Count the lines below that contain the word "drawn", and report only that number.
○ ○ ○
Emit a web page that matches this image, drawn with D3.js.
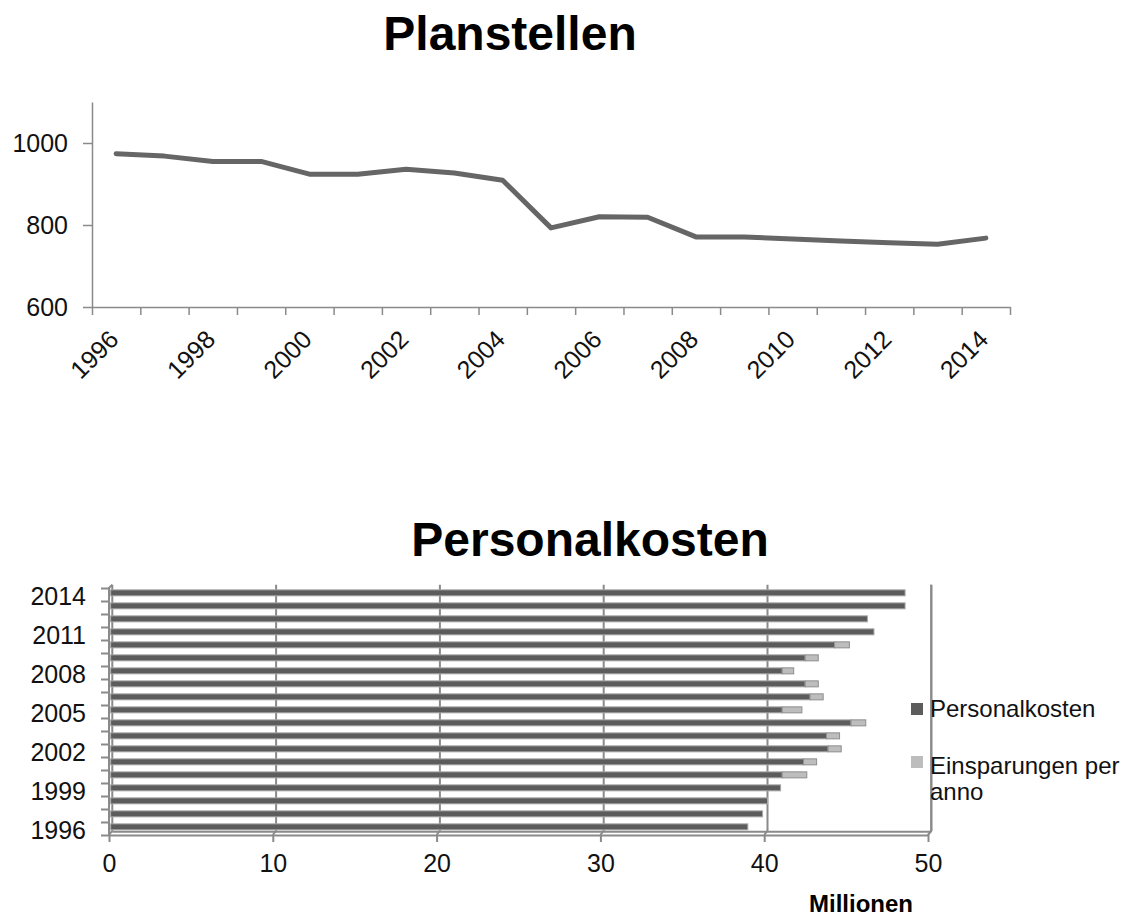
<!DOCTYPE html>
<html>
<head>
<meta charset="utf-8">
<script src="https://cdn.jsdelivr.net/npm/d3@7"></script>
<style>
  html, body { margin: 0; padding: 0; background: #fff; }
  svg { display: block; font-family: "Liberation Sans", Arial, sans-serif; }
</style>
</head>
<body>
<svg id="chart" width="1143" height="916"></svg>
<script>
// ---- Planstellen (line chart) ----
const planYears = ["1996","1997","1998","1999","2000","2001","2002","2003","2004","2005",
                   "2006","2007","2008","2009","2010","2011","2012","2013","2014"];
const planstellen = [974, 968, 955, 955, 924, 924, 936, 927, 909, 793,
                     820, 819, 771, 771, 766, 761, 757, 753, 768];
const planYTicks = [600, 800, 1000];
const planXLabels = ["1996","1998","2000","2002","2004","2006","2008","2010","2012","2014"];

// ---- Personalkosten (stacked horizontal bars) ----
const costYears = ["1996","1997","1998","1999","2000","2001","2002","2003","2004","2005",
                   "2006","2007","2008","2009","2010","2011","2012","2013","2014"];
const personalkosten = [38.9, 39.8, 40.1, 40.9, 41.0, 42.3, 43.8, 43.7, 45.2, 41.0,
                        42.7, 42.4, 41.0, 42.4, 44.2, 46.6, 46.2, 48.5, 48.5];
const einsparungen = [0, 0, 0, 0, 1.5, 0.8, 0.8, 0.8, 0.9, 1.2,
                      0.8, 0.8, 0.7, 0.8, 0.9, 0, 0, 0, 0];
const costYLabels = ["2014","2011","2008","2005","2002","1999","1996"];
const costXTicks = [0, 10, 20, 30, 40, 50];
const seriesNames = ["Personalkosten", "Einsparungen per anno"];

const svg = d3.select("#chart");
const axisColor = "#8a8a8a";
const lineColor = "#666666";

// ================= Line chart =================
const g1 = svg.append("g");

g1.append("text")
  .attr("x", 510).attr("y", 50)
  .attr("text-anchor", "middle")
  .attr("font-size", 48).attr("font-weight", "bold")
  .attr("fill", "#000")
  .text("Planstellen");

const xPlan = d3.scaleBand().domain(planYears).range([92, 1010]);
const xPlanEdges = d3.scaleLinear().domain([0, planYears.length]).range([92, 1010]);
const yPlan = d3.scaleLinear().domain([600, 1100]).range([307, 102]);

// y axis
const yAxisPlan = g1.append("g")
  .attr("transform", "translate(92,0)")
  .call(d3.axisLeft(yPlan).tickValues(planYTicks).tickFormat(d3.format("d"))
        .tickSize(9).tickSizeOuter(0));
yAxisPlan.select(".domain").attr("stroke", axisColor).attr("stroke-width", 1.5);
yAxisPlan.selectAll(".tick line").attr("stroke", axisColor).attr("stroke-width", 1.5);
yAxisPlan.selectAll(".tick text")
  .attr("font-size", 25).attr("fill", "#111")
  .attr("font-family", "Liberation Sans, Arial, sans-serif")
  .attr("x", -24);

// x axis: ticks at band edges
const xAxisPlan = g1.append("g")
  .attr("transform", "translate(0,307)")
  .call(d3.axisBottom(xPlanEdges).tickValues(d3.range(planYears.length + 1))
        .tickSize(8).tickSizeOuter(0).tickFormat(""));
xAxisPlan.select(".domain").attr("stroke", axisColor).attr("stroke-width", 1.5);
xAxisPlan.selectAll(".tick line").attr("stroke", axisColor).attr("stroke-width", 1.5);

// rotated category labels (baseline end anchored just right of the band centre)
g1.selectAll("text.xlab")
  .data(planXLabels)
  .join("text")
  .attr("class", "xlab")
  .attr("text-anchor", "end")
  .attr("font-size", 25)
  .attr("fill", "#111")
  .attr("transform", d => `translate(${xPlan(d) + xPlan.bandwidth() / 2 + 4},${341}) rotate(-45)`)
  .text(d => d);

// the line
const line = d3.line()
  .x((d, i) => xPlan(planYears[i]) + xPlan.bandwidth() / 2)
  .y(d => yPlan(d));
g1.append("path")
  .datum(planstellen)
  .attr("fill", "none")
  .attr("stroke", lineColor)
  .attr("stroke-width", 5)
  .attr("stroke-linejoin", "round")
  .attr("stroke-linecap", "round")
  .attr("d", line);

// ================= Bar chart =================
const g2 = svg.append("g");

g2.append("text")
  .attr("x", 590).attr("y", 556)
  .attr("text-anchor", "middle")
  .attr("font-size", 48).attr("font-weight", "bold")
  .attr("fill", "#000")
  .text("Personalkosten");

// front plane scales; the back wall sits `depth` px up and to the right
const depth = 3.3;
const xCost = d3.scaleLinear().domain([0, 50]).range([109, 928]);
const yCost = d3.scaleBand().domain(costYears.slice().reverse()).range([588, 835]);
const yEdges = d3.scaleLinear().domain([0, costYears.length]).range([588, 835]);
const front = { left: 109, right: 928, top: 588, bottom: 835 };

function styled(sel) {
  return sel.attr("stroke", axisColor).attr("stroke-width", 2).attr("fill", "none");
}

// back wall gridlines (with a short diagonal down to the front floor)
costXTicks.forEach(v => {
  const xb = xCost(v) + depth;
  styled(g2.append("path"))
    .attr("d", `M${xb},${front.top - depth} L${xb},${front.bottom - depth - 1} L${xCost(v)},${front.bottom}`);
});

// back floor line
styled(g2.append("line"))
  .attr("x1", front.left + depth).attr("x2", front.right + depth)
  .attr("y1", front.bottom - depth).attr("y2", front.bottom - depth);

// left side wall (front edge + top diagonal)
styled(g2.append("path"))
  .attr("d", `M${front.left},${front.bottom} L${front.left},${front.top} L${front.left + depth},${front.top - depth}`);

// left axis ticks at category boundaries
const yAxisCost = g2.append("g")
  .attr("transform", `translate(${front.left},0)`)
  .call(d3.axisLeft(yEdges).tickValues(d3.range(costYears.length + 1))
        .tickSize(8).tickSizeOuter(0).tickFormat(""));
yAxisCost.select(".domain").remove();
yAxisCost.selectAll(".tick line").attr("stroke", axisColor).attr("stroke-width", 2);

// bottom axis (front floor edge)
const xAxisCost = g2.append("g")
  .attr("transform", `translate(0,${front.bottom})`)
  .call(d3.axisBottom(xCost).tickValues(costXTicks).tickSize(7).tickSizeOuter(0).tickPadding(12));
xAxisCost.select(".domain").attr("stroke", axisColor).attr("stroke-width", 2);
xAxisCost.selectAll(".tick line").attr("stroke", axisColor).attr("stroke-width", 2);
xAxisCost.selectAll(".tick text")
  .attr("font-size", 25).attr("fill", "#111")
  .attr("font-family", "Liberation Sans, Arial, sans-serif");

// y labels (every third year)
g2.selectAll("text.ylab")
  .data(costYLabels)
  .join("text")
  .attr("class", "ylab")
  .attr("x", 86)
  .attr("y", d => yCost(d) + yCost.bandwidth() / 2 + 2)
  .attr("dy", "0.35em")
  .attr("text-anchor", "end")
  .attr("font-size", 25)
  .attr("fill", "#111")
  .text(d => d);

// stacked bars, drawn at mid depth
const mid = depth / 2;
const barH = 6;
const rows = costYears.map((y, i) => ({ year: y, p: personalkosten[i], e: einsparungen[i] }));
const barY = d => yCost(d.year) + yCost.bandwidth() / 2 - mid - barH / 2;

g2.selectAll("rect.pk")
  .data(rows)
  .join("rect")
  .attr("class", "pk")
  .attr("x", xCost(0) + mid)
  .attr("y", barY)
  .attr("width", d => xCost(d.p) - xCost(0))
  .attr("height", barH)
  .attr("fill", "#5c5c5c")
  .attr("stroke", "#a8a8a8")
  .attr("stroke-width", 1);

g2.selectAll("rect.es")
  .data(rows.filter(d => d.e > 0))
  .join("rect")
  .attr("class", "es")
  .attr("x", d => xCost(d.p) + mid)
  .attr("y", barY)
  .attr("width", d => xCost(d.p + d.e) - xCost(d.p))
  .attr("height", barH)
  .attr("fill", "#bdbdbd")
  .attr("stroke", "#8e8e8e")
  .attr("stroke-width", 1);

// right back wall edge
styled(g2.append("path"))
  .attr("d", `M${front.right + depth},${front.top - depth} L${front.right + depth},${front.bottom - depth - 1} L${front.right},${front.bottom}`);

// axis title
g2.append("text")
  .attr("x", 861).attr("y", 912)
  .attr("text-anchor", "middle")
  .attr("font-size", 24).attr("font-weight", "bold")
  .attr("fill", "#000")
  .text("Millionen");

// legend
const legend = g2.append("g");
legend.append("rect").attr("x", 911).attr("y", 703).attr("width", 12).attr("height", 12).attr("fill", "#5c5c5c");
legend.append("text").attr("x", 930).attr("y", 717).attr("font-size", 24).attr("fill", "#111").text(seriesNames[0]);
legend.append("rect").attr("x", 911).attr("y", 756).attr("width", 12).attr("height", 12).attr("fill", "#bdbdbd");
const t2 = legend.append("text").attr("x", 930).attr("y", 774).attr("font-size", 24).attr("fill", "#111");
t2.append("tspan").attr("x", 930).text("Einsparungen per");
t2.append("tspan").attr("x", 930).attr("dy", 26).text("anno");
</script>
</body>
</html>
○ ○ ○
### Answer in full
2